Well we’ve talked a lot about making the campus greener, more sustainable, and expanding our focus. What we haven’t talked about, but we tried to convey with our announcement today (Thursday) about the juicer, is student welfare. Ecology for us is more than just focusing on a few numbers. It’s a very global vision. It’s not just focusing on the environment, but on the individual. Life at Sciences Po can be very stressful and each bureau has a very limited ability in terms of what it can actually achieve. But SPE can connect students and bureaus in a way that I think can actually improve student welfare, amongst other things. For example, we’d like to promote meditation on campus and yoga sessions. Also, although SPE is being politicized and while ecology is always a social movement, we don’t see it as a social movement in a restrictive sense in that it is not limited to a specific ideology. It’s mostly about being on the same page as students and discussing our similar principles of a sustainable campus, of better student life, of more integrated spaces, of better recycling. So the idea of a social movement then comes into play with mobilizing people, but it is not a social movement in the traditional sense.

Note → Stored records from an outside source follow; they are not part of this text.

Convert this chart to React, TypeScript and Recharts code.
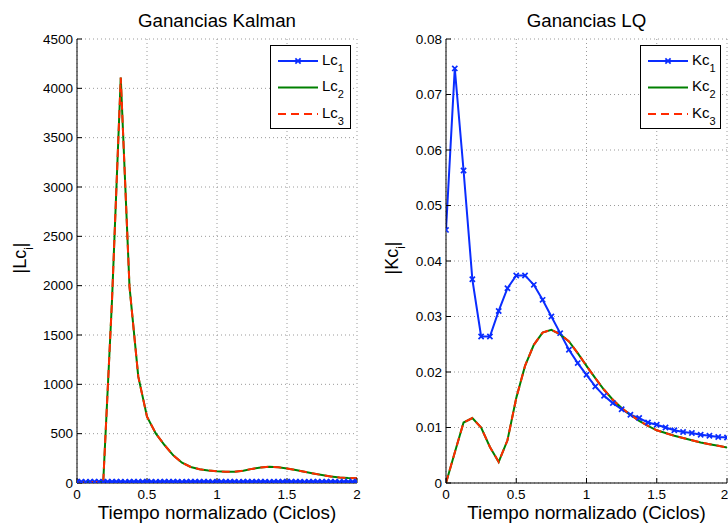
import { LineChart, Line, XAxis, YAxis, CartesianGrid, Legend, Label } from "recharts";

// shared x ticks (normalized time, cycles)
const timeTicks = [0, 0.5, 1, 1.5, 2];
const lcTicks = [0, 500, 1000, 1500, 2000, 2500, 3000, 3500, 4000, 4500];
const kcTicks = [0, 0.01, 0.02, 0.03, 0.04, 0.05, 0.06, 0.07, 0.08];

// Kalman gains, Lc1 sampled every 1/32 cycle, Lc2/Lc3 every 1/16
const lc1 = [
  12, 12, 11, 12, 12, 12, 11, 12, 12, 12, 12, 11, 12, 12, 12, 12,
  12, 12, 11, 12, 12, 12, 12, 12, 11, 12, 12, 12, 12, 12, 12, 11,
  12, 12, 12, 12, 12, 11, 12, 12, 12, 12, 12, 12, 11, 12, 12, 12,
  12, 12, 12, 12, 11, 12, 12, 12, 12, 12, 12, 12, 11, 12, 12, 12, 12,
];
const lc2 = [
  3, 6, 10, 15, 1850, 4110, 1990, 1080, 672, 503, 385, 280, 206, 162, 140, 126,
  118, 113, 114, 125, 143, 158, 165, 160, 148, 132, 113, 96, 81, 67, 56, 50, 48,
];
// Lc3 lies on top of Lc2 in the picture
const lc3 = lc2;

// LQ gains, every 1/16 cycle
const kc1 = [
  0.0456, 0.0747, 0.0563, 0.0367, 0.0264, 0.0264, 0.031, 0.0351, 0.0374, 0.0374, 0.0357,
  0.033, 0.03, 0.027, 0.024, 0.0216, 0.0195, 0.0174, 0.0157, 0.0144, 0.0133, 0.0123,
  0.0117, 0.0109, 0.0105, 0.01, 0.0095, 0.0092, 0.009, 0.0087, 0.0085, 0.0083, 0.0082,
];
const kc2 = [
  0, 0.0055, 0.0109, 0.0117, 0.01, 0.0065, 0.0038, 0.0077, 0.0153, 0.0211, 0.0249,
  0.0271, 0.0276, 0.0268, 0.0255, 0.0234, 0.0211, 0.0189, 0.0168, 0.015, 0.0135, 0.0123,
  0.0112, 0.0103, 0.0095, 0.009, 0.0085, 0.0081, 0.0077, 0.0073, 0.007, 0.0067, 0.0064,
];
const kc3 = kc2;

const BLUE = "#0a2dff";
const GREEN = "#008000";
const RED = "#ff2a00";
const FONT = "'Liberation Sans', Arial, Helvetica, sans-serif";

const kalmanRows = lc2.map((v, i) => ({ t: i / 16, s2: v, s3: lc3[i] }));
const kalmanDense = lc1.map((v, i) => ({ t: i / 32, s1: v }));
const lqRows = kc1.map((v, i) => ({ t: i / 16, s1: v, s2: kc2[i], s3: kc3[i] }));

type Entry = { name: string; sub: string; color: string; dash?: string; marker?: boolean };

function xMark(color: string) {
  return (props: any) => {
    const { cx, cy, index } = props;
    if (cx == null || cy == null) return <g key={`m${index}`} />;
    const s = 2.6;
    return (
      <path
        key={`m${index}`}
        d={`M${cx - s},${cy - s}L${cx + s},${cy + s}M${cx - s},${cy + s}L${cx + s},${cy - s}`}
        stroke={color}
        strokeWidth={1.7}
        fill="none"
      />
    );
  };
}

function LegendBox({ items }: { items: Entry[] }) {
  return (
    <div
      style={{
        width: 81,
        height: 84,
        border: "1px solid #000",
        background: "#fff",
        boxSizing: "border-box",
      }}
    >
      <svg width={79} height={82} style={{ display: "block" }}>
        {items.map((s, i) => {
          const y = 15 + i * 26.5;
          return (
            <g key={s.name + s.sub}>
              <line x1={7} x2={47} y1={y} y2={y} stroke={s.color} strokeWidth={2} strokeDasharray={s.dash} />
              {s.marker && xMark(s.color)({ cx: 27, cy: y, index: i })}
              <text x={51} y={y + 3.5} fontSize={15} fill="#000">
                {s.name}
                <tspan fontSize={11} dy={7}>
                  {s.sub}
                </tspan>
              </text>
            </g>
          );
        })}
      </svg>
    </div>
  );
}

type PanelProps = {
  title: string;
  ylab: string;
  ylabX: number;
  yTicks: number[];
  yFmt: (v: number) => string;
  axisW: number;
  rightM: number;
  legend: Entry[];
  children: any;
  data: any[];
};

function Panel({ title, ylab, ylabX, yTicks, yFmt, axisW, rightM, legend, children, data }: PanelProps) {
  const plotRight = 364 - rightM;
  const midX = (axisW + plotRight) / 2;
  return (
    <LineChart width={364} height={524} data={data} margin={{ top: 39, right: rightM, bottom: 0, left: 0 }}>
      <CartesianGrid stroke="#9a9a9a" strokeDasharray="1 3" />
      <XAxis
        type="number"
        dataKey="t"
        domain={[0, 2]}
        ticks={timeTicks}
        allowDataOverflow
        height={41}
        stroke="#000"
        tickSize={-5}
        tickMargin={11}
        tick={{ fontSize: 13.5, fill: "#000" }}
        tickFormatter={(v: number) => String(v)}
      >
        <Label
          content={() => (
            <text x={midX} y={519} textAnchor="middle" fontSize={18.8} fill="#000">
              Tiempo normalizado (Ciclos)
            </text>
          )}
        />
      </XAxis>
      <XAxis
        xAxisId="top"
        orientation="top"
        type="number"
        dataKey="t"
        domain={[0, 2]}
        ticks={timeTicks}
        allowDataOverflow
        height={0}
        stroke="#000"
        tickSize={-5}
        tick={false}
      />
      <YAxis
        type="number"
        domain={[yTicks[0], yTicks[yTicks.length - 1]]}
        ticks={yTicks}
        allowDataOverflow
        width={axisW}
        stroke="#000"
        tickSize={-5}
        tickMargin={9}
        tick={{ fontSize: 13.5, fill: "#000" }}
        tickFormatter={yFmt}
      >
        <Label
          content={() => {
            const y = 258;
            return (
              <g>
                <text x={midX} y={27} textAnchor="middle" fontSize={18.7} fill="#000">
                  {title}
                </text>
                <text
                  x={ylabX}
                  y={y}
                  textAnchor="middle"
                  fontSize={18}
                  fill="#000"
                  transform={`rotate(-90, ${ylabX}, ${y})`}
                >
                  |{ylab}
                  <tspan fontSize={12} dy={7}>
                    i
                  </tspan>
                  <tspan dy={-7}>|</tspan>
                </text>
              </g>
            );
          }}
        />
      </YAxis>
      <YAxis
        yAxisId="r"
        orientation="right"
        type="number"
        domain={[yTicks[0], yTicks[yTicks.length - 1]]}
        ticks={yTicks}
        allowDataOverflow
        width={0}
        stroke="#000"
        tickSize={-5}
        tick={false}
      />
      {children}
      <Legend
        layout="vertical"
        align="center"
        verticalAlign="middle"
        wrapperStyle={{ left: plotRight - 87, top: 45, width: 81, height: 84 }}
        content={() => <LegendBox items={legend} />}
      />
    </LineChart>
  );
}

export default function App() {
  return (
    <div
      style={{
        position: "absolute",
        left: 0,
        top: 0,
        width: 728,
        height: 524,
        background: "#fff",
        fontFamily: FONT,
      }}
    >
      <div style={{ position: "absolute", left: 0, top: 0 }}>
        <Panel
          title="Ganancias Kalman"
          ylab="Lc"
          ylabX={26}
          yTicks={lcTicks}
          yFmt={(v) => String(v)}
          axisW={77}
          rightM={7}
          data={kalmanRows}
          legend={[
            { name: "Lc", sub: "1", color: BLUE, marker: true },
            { name: "Lc", sub: "2", color: GREEN },
            { name: "Lc", sub: "3", color: RED, dash: "8 5" },
          ]}
        >
          <Line
            data={kalmanDense}
            dataKey="s1"
            stroke={BLUE}
            strokeWidth={2}
            dot={xMark(BLUE)}
            isAnimationActive={false}
          />
          <Line dataKey="s2" stroke={GREEN} strokeWidth={2} dot={false} isAnimationActive={false} />
          <Line dataKey="s3" stroke={RED} strokeWidth={2} strokeDasharray="8 5" dot={false} isAnimationActive={false} />
        </Panel>
      </div>
      <div style={{ position: "absolute", left: 364, top: 0 }}>
        <Panel
          title="Ganancias LQ"
          ylab="Kc"
          ylabX={34}
          yTicks={kcTicks}
          yFmt={(v) => (v === 0 ? "0" : v.toFixed(2))}
          axisW={82}
          rightM={1}
          data={lqRows}
          legend={[
            { name: "Kc", sub: "1", color: BLUE, marker: true },
            { name: "Kc", sub: "2", color: GREEN },
            { name: "Kc", sub: "3", color: RED, dash: "8 5" },
          ]}
        >
          <Line dataKey="s1" stroke={BLUE} strokeWidth={2} dot={xMark(BLUE)} isAnimationActive={false} />
          <Line dataKey="s2" stroke={GREEN} strokeWidth={2} dot={false} isAnimationActive={false} />
          <Line dataKey="s3" stroke={RED} strokeWidth={2} strokeDasharray="8 5" dot={false} isAnimationActive={false} />
        </Panel>
      </div>
    </div>
  );
}
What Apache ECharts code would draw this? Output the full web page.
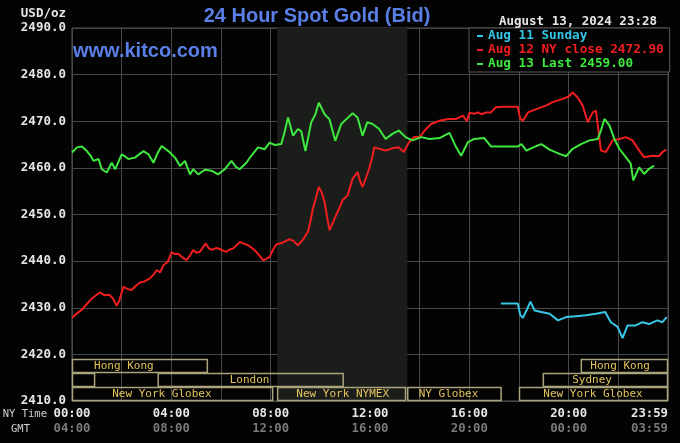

Why should the students vote for your list over the other?
I think I’d say because we have a coherent and an ambitious vision for what this campus may become. Because it’s not a few small things we’d like to add or alter, but instead we’re presenting a different way of interacting with the students and with the local actors in Reims. Finally, because students would like to know how to engage for the environment and how to make the campus more sustainable, and for that we need a comprehensive insight into what we consume in terms of energy, water and materials! We also need to figure out recycling once and for all, reappropriate common spaces like the student lounge which are too rarely used, and show that a sustainable life in Reims is entirely within the realm of possibility, if we connect with local actors (like farmers, bike-users, etc) and promote partnerships which go beyond small, punctual actions.